23 Temmuz 2018 tarihinde Hazaralara karşı sürekli olarak işlenen saldırılardan sonuncusu en korkunç ve vahimi olmuştur.
TUTAP projesinin (Afganistan’ın 10 vilayetine elektrik enerjisi verecek olan Türkmenistan, Özbekistan, Tacikistan, Afganistan ve Pakistan’dan geçecek proje) Hazaracât’ın başkenti Bamyandan geçmesi planlanmıştı. Son anda Afgan Hükümetinin bu hattın yolunu değiştirerek Kabil kuzeyinden Salang’a yönetmesi gösterilere neden olmuştur.
Kabil’in batısında Hazaraların en yoğun yaşadığı Daşt –Kabil’de sabah saatlerinde başlayan gösteriye on binlerce Hazara türkü katılmıştır. Protestocular özellikle kadınlardı. Gösterinin sakin ve huzurlu nitelikte olması planlandığı için meydanlara kadınlarla birlikte çocuklar da gelmişti. Protestocular sivil hakları talebinde bulunarak ve maruz kaldıkları sistematik ayrımcılığa karşı sloganlar seslendirdiler: "Biz şiddet istemiyoruz. Eşitlik haklarımızı talep ediyoruz ".
Bu protestolar sırasında aniden silah sesleri duyuldu. Öldürülen üçüncü kişi kalabalığın içinde polis tarafından ateş açılan protestocu oldu. Sakin gösteri kanlı çatışmalarla ve patlamalarla sonuçlandı. Kullanılan silahların Afgan ordusuna ve polisine ait olduğu belirlendi. Gizli tutulan ölü sayısı ve on binlerce yaralının olması ölenlerin Afganistan yetkililerinin açıkladığından defalarca fazla olduğuna işarettir.
Bu günde Hazaralar aynı sıkıntı ve dertlerle uğraşmaktadır. Hazara Türklerinin siyasi, sosyal ve kültürel alanda ilerlemesi en çok bölgedeki Peştunlar ve Tacikler’i tedirgin etmektedir. Peştunların yaptığı katliam ve soykırımlar karşısında dağılmanın eşiğine gelen Hazara Türkleri, birlik beraberlik ve dayanışmanın en güzel örneklerini göstermiş, yerleri ve yurtlarını terk etmemiş, en çok da eğitime önem vererek pek çok başarıya imza atmışlardır.

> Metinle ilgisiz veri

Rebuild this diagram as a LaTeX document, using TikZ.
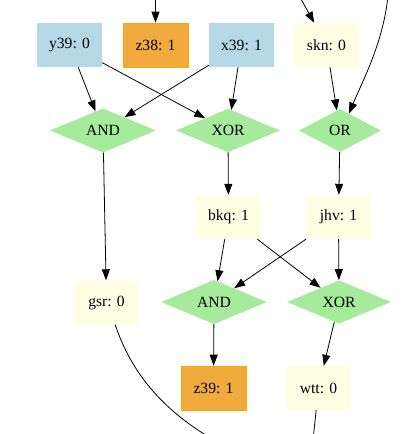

Hazara Türklerinin gösterdiği milli birlik, beraberlik ve dayanışma ülküsü bütün Afganistan’a örnek olmuştur.
Afganistan’da yaşamış ve şu anda yaşayan Hazaraların büyük kısmı, Hazara Karluk, Hazara Nayman, Hazara Kıpçak, Hazara Tatar, Hazara Türkmen, Hazara Çağatay adıyla anılmaktadır.
Hazara Türklerinin, en kalabalık ve en zengin boyu, ticaretle uğraşan ve genellikle Mezarı Şerif, Kabil ve Bamyam gibi illerde yaşayan Hazara Türkmenleridir. Genelde bölgede yaşayan diğer halklara göre geri işlerde çalıştırılmakta, hamallık ve çobanlık yapmaktadırlar.

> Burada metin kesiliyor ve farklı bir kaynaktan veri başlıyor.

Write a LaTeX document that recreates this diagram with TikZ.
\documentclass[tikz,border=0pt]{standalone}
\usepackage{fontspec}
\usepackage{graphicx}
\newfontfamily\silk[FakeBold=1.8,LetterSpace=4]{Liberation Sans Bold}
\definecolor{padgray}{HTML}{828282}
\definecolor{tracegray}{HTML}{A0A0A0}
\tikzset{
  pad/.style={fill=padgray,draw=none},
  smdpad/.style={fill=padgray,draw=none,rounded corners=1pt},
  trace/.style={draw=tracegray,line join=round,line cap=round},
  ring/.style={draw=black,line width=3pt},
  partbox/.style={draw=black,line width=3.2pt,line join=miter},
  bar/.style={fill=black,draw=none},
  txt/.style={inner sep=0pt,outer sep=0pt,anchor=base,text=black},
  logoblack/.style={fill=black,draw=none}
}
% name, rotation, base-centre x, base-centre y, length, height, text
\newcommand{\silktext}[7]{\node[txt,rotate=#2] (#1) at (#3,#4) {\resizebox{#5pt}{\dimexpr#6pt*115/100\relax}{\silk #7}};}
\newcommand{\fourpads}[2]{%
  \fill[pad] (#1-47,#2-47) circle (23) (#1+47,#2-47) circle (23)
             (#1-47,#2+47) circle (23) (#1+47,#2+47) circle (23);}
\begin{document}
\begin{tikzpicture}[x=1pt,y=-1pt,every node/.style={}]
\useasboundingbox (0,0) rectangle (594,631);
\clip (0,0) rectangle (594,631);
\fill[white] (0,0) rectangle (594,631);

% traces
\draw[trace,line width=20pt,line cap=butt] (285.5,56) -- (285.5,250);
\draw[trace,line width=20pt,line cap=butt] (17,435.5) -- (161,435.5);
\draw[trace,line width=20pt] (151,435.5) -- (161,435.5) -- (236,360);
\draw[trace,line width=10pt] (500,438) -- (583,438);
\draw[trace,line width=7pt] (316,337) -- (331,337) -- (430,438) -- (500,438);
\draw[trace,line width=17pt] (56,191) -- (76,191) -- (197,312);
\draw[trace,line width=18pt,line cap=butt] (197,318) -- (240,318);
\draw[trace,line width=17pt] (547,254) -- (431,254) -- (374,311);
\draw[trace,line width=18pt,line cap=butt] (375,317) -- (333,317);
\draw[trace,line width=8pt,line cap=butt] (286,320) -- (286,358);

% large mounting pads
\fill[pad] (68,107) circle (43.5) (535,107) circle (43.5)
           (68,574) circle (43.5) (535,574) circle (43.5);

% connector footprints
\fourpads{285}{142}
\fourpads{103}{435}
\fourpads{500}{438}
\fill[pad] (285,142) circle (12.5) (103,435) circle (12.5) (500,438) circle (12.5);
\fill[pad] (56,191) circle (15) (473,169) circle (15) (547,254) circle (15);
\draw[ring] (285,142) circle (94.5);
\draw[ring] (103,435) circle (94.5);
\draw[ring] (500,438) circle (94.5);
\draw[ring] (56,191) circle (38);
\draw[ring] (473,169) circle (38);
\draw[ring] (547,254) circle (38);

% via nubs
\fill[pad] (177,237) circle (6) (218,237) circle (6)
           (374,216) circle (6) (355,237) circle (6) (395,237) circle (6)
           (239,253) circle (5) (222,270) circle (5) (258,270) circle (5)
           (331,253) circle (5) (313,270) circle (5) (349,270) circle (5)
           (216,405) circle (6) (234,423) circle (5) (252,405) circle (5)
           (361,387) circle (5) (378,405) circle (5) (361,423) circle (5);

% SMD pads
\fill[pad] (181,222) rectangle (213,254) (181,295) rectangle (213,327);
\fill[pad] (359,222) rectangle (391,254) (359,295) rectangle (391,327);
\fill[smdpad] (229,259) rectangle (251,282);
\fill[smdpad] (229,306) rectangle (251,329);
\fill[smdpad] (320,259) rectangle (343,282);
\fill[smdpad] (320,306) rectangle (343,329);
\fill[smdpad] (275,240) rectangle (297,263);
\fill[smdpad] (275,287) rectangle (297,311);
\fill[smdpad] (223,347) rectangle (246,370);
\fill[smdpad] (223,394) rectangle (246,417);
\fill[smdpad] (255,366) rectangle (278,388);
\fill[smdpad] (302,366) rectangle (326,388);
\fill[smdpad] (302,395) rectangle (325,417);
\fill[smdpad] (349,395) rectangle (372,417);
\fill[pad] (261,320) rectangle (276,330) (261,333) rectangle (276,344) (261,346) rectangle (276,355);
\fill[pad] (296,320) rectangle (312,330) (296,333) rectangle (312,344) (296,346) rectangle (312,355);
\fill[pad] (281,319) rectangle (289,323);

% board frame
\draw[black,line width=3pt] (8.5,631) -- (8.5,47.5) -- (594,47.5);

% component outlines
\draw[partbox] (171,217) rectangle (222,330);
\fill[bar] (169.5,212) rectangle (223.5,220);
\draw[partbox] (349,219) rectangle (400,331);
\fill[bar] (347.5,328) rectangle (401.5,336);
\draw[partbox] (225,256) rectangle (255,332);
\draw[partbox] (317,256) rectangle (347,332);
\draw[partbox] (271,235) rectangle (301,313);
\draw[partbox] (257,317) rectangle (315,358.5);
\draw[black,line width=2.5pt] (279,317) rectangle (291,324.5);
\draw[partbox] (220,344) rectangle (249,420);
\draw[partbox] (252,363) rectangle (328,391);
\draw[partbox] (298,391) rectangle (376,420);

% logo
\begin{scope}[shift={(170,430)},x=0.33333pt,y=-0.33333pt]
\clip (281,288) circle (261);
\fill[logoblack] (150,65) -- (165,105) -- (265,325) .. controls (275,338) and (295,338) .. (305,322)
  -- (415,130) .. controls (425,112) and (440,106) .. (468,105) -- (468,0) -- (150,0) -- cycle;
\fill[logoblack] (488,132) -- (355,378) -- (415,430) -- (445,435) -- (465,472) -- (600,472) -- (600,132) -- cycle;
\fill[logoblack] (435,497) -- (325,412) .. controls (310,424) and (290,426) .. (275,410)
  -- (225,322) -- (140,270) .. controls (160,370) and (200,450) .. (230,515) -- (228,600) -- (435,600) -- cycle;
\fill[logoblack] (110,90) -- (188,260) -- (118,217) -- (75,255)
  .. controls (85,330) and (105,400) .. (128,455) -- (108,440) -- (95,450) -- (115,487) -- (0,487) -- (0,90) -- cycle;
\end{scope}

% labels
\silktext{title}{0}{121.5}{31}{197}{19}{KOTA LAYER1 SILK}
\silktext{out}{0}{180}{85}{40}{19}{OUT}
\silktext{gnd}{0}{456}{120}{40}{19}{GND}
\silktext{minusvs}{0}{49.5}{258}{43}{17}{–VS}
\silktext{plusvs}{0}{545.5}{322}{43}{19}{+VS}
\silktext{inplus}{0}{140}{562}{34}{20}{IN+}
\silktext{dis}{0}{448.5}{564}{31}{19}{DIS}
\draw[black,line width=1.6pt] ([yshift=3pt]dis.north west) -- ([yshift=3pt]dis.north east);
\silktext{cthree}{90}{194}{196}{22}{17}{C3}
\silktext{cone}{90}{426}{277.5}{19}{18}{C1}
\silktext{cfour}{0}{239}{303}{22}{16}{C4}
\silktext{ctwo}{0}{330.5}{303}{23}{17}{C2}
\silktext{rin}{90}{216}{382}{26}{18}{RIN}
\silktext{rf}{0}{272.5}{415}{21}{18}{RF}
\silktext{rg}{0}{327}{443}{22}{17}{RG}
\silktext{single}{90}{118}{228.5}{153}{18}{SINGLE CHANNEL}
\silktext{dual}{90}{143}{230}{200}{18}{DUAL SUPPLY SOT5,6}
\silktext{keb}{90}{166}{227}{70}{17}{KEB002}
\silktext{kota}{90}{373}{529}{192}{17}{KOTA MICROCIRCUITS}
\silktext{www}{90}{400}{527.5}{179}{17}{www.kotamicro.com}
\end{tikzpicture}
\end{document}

Talibanların hâkimiyetinden sonra Hazaralar yeni Afganistan hükumetinin siyasi süreçlerinde yer almaya başlasa da, onlara karşı ayrımcılık yaklaşımı değişmemiş, yeni hükumetlerce Hazaraların yaşadıkları bölgelerin gelişimine sınırlı yatırımlar yapılmıştır. Hazaracât bölgesine bir hastane veya tıbbi işletme inşa edilmemiş, kötü koşuldaki okullar onarılmamıştır. Yeterli iş alanlarının olmaması, hükümetlerin bölgeye yatırım yapmaması Afganistan’da Hazaraların üvey evlat muamelesi görmesi olarak algılanmaktadır.

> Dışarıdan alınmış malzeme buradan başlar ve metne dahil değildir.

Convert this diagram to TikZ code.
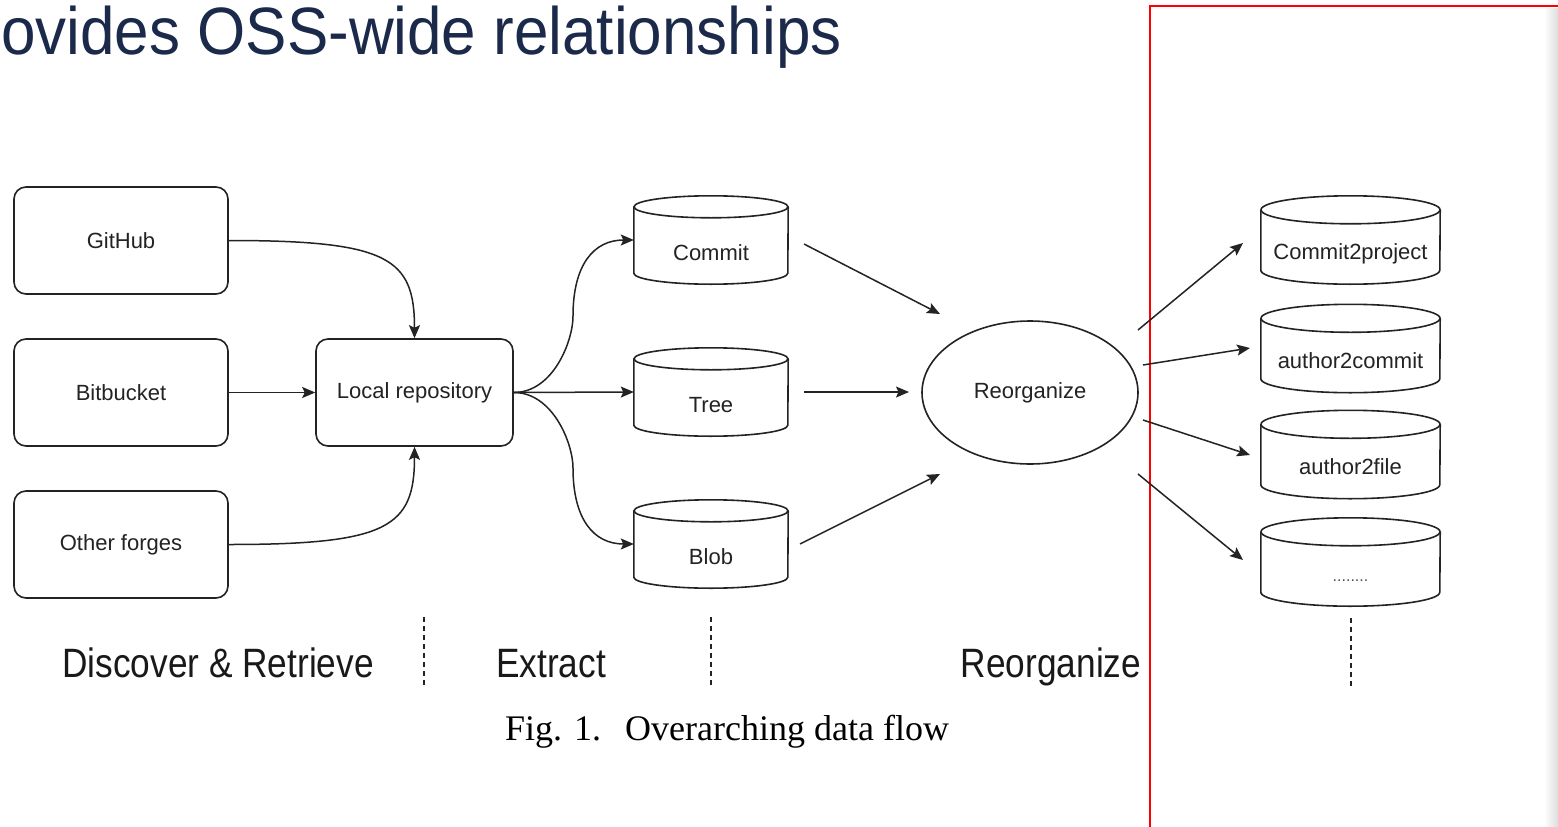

Hazaraların çoğunluğu halen Afganistan'da kenar-dağ bölgelerinde insan hak ve hürriyetlerinden mahrum, hükümetin sunduğu hizmetlerden uzak mağaralarda yaşamaktadırlar. Devlet kuruluşlarındaki görevlere alınmada, üniversiteye girmede, orduya ve polise alınmada Hazaralara asgari düzeyde kota uygulanmaktadır. Kısaca Hazaralar Afganistan’da 3ncü sınıf vatandaş muamelesi görmektedir.